# New Nano Vase - Need plant and light suggestions!



## Atom (Apr 21, 2010)

Hello.

I'm currently setting up a 2.25 gallon tall glass vase for some shrimp after seeing this thread:http://www.plantedtank.net/forums/planted-nano-tanks/148229-4-gallon-cylindrical-nano-forest.html

I need some advice on plants and lighting. I need a light to keep some low to medium light plants healthy. Not really looking for growth, but just to keep them alive and happy.

*Tank:*
Glass Vase - 18" deep/tall and 8.5" across.

*Filter*
Elite Mini

*Potential plants I'm debating:* I think I want a tall plant that won't take up a lot of room.
Vallisneria...
Echinodorus...
Moss (weeping?) for the wood.

*For sure...*
Anubias nana
Java fern 
Maybe Bacopa.

*Light*

I'm looking at this light on ebay:
http://www.ebay.ca/itm/400244787269?ssPageName=STRK:MEWAX:IT&_trksid=p3984.m1423.l2649

or some sort of desk lamp from Ikea might work, which is what I am using currently.
JANSJÖ Work lamp - IKEA

This is where I'm at right now. It's not much to look at.
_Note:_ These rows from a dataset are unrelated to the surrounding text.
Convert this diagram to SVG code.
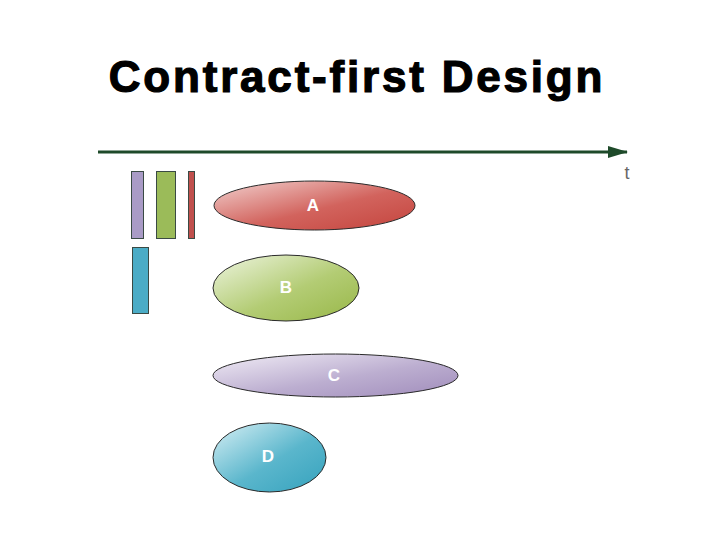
<svg xmlns="http://www.w3.org/2000/svg" width="720" height="540" viewBox="0 0 720 540">
<style>
.title{font-family:"Liberation Sans",Arial,sans-serif;font-weight:bold;font-size:44px;fill:#000;stroke:#000;stroke-width:1.2}
.lbl{font-family:"Liberation Sans",Arial,sans-serif;font-weight:bold;font-size:17px;fill:#fff;text-anchor:middle;dominant-baseline:central}
.bar{stroke:#3a4a44;stroke-width:1}
.ell{stroke:#2a2a2a;stroke-width:1}
</style>
<defs>
<linearGradient id="gA" x1="0" y1="0" x2="1" y2="1"><stop offset="0" stop-color="#f2d2d0"/><stop offset="0.55" stop-color="#d2635d"/><stop offset="1" stop-color="#c4443d"/></linearGradient>
<linearGradient id="gB" x1="0" y1="0" x2="1" y2="1"><stop offset="0" stop-color="#eef5e0"/><stop offset="0.55" stop-color="#b3cc74"/><stop offset="1" stop-color="#98b748"/></linearGradient>
<linearGradient id="gC" x1="0" y1="0" x2="1" y2="1"><stop offset="0" stop-color="#f1edf6"/><stop offset="0.55" stop-color="#bcaed0"/><stop offset="1" stop-color="#a08cbb"/></linearGradient>
<linearGradient id="gD" x1="0" y1="0" x2="1" y2="1"><stop offset="0" stop-color="#d8f0f5"/><stop offset="0.55" stop-color="#5ab6cc"/><stop offset="1" stop-color="#35a2bd"/></linearGradient>
<marker id="ah" markerWidth="20" markerHeight="14" refX="19" refY="7" orient="auto" markerUnits="userSpaceOnUse"><path d="M0,1 L20,7 L0,13 Z" fill="#1e4a2a"/></marker>
</defs>
<text class="title" x="357" y="92" text-anchor="middle" letter-spacing="2.8">Contract-first Design</text>
<g id="connectors">
<line x1="98" y1="152" x2="627" y2="152" stroke="#1e4a2a" stroke-width="3" marker-end="url(#ah)"/>
</g>
<text x="627" y="179" font-family="'Liberation Sans',Arial,sans-serif" font-size="18" fill="#666" text-anchor="middle">t</text>
<g id="bars">
<rect class="bar" x="131.5" y="171.5" width="12" height="67" fill="#a99bc6"/>
<rect class="bar" x="156.5" y="171.5" width="19" height="67" fill="#9bbb59"/>
<rect class="bar" x="188.5" y="171.5" width="6" height="67" fill="#c0504d"/>
<rect class="bar" x="132.5" y="247.5" width="16" height="66" fill="#4bacc6"/>
</g>
<g id="A"><ellipse class="ell" cx="314.5" cy="205.5" rx="100.5" ry="24.5" fill="url(#gA)"/><text class="lbl" x="313" y="205">A</text></g>
<g id="B"><ellipse class="ell" cx="286" cy="288" rx="73" ry="33" fill="url(#gB)"/><text class="lbl" x="286" y="287">B</text></g>
<g id="C"><ellipse class="ell" cx="335.5" cy="375.5" rx="122.5" ry="21.5" fill="url(#gC)"/><text class="lbl" x="334" y="375">C</text></g>
<g id="D"><ellipse class="ell" cx="269.5" cy="457.5" rx="56.5" ry="34.5" fill="url(#gD)"/><text class="lbl" x="268" y="456">D</text></g>
</svg>
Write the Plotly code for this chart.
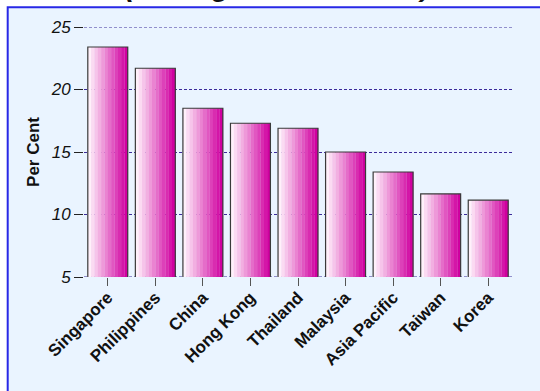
import plotly.graph_objects as go

categories = ["Singapore", "Philippines", "China", "Hong Kong", "Thailand",
              "Malaysia", "Asia Pacific", "Taiwan", "Korea"]
values = [23.4, 21.7, 18.5, 17.3, 16.9, 15.0, 13.4, 11.65, 11.15]
y_ticks = [5, 10, 15, 20, 25]
title_text = "(Average of 1990-1998)"
y_title = "Per Cent"

def lerp(c1, c2, t):
    return "rgb({},{},{})".format(*[round(a + (b - a) * t) for a, b in zip(c1, c2)])

light = (255, 240, 250)
dark = (208, 0, 160)
N = 12
bw = 0.84
grid_col = "#3b2a9a"

fig = go.Figure()
for i in range(N):
    fig.add_trace(go.Bar(
        x=categories, y=values,
        width=bw / N + 0.004, offset=-bw / 2 + i * bw / N,
        marker=dict(color=lerp(light, dark, i / (N - 1)), line=dict(width=0)),
        showlegend=False, hoverinfo="skip"))
fig.add_trace(go.Bar(
    x=categories, y=values, width=bw, offset=-bw / 2,
    marker=dict(color="rgba(0,0,0,0)", line=dict(color="#3a3a3a", width=1.2)),
    showlegend=False))

W, H = 540, 391
ml, mr, mt, mb = 84, 28, 27, 114
ph = H - mt - mb
pw = W - ml - mr

def px_x(p):
    return (p - ml) / pw

def px_y(p):
    return (H - mb - p) / ph

shapes = [dict(type="rect", xref="paper", yref="paper",
               x0=px_x(7.7), x1=px_x(580), y0=px_y(440), y1=px_y(7.2),
               fillcolor="#EAF4FF", line=dict(color="#2828E6", width=2),
               layer="below")]
for yv in (y_ticks[0], y_ticks[-1]):
    shapes.append(dict(type="line", xref="paper", yref="y", x0=0, x1=1, y0=yv, y1=yv,
                       line=dict(color=grid_col, width=1, dash="3px,2px"), layer="below"))

fig.update_layout(
    width=W, height=H,
    margin=dict(l=ml, r=mr, t=mt, b=mb),
    barmode="overlay",
    paper_bgcolor="white",
    plot_bgcolor="rgba(0,0,0,0)",
    font=dict(family="Arial, Liberation Sans, sans-serif", color="#111"),
    shapes=shapes,
    annotations=[dict(text="<b><i>" + title_text + "</i></b>", xref="paper", yref="paper",
                      x=px_x(277), y=px_y(4.5), xanchor="center", yanchor="bottom",
                      showarrow=False, font=dict(size=28, color="#111"))],
    xaxis=dict(
        type="category", showgrid=False, ticks="outside", ticklen=8,
        tickcolor="#555", tickangle=-45, ticklabelstandoff=-5,
        tickfont=dict(size=17, family="Arial, Liberation Sans, sans-serif", weight="bold"),
        showline=False, zeroline=False),
    yaxis=dict(
        range=[5, 25], tickvals=y_ticks,
        ticktext=["<i>%d</i>" % t for t in y_ticks],
        ticks="outside", ticklen=9,
        tickcolor="#222", showgrid=True, gridcolor=grid_col, griddash="3px,2px",
        gridwidth=1, zeroline=False, showline=False,
        tickfont=dict(size=17),
        title=dict(text="<b>" + y_title + "</b>", font=dict(size=17), standoff=6)),
)

fig.write_html("out.html", config={"displayModeBar": False},
               post_script="document.body.style.margin='0';")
Suggestions are appreciated. Cheers!


----------



## Sanctum38 (Oct 2, 2011)

This is wonderful.
I am a newbie to the hobby, so I couldnt name any plants off hand.
But I have surfed alot of the aquarium forums out there, and little nanos like this intrigue me.
I would suggest some sort of simple moss for the bottom, and possible to attatch to other portions of the stick.
And then something tall growing, yet bushy for the back of the vase.
Im not sure what you have options to as far as it being a small tank, and lighting for certain plants, but thats the route I would try to go.
Something that the shrimp will enjoy playing in. 
Maybe possibly having more fun than they anticipate 

Looks wicked so far, cant wait to see it grow.


----------



## Luke78 (Apr 24, 2010)

This is a neat nano setup.Nice piece of manzanita too! I dont think the space permits the vallisnera or echinodorus to grow to its full potential.You would also need a bit more substrate for the echinodorus, as its roots need plenty of space to spread out.The rest of the plants on your list should be ok.Nice pic,thanks for sharing and keep us posted!


----------



## SeaHorse_Fanatic (Apr 22, 2010)

Where'd you get that vase? 

That's wicked. Takes up so little room, I could probably set one up without Irene getting mad.


----------



## Ebonbolt (Aug 12, 2011)

Maybe cryptocoryne? And perhaps dwarf val or corkscrew val? Could potentially try water sprite/wisteria too I suppose, although I don't think any of those plants would get much more than 8-10 inches. Not certain how that would work out though. i think moss would be the best route out of what's been suggested so far.


----------



## Atom (Apr 21, 2010)

SeaHorse_Fanatic said:


> Where'd you get that vase?
> 
> That's wicked. Takes up so little room, I could probably set one up without Irene getting mad.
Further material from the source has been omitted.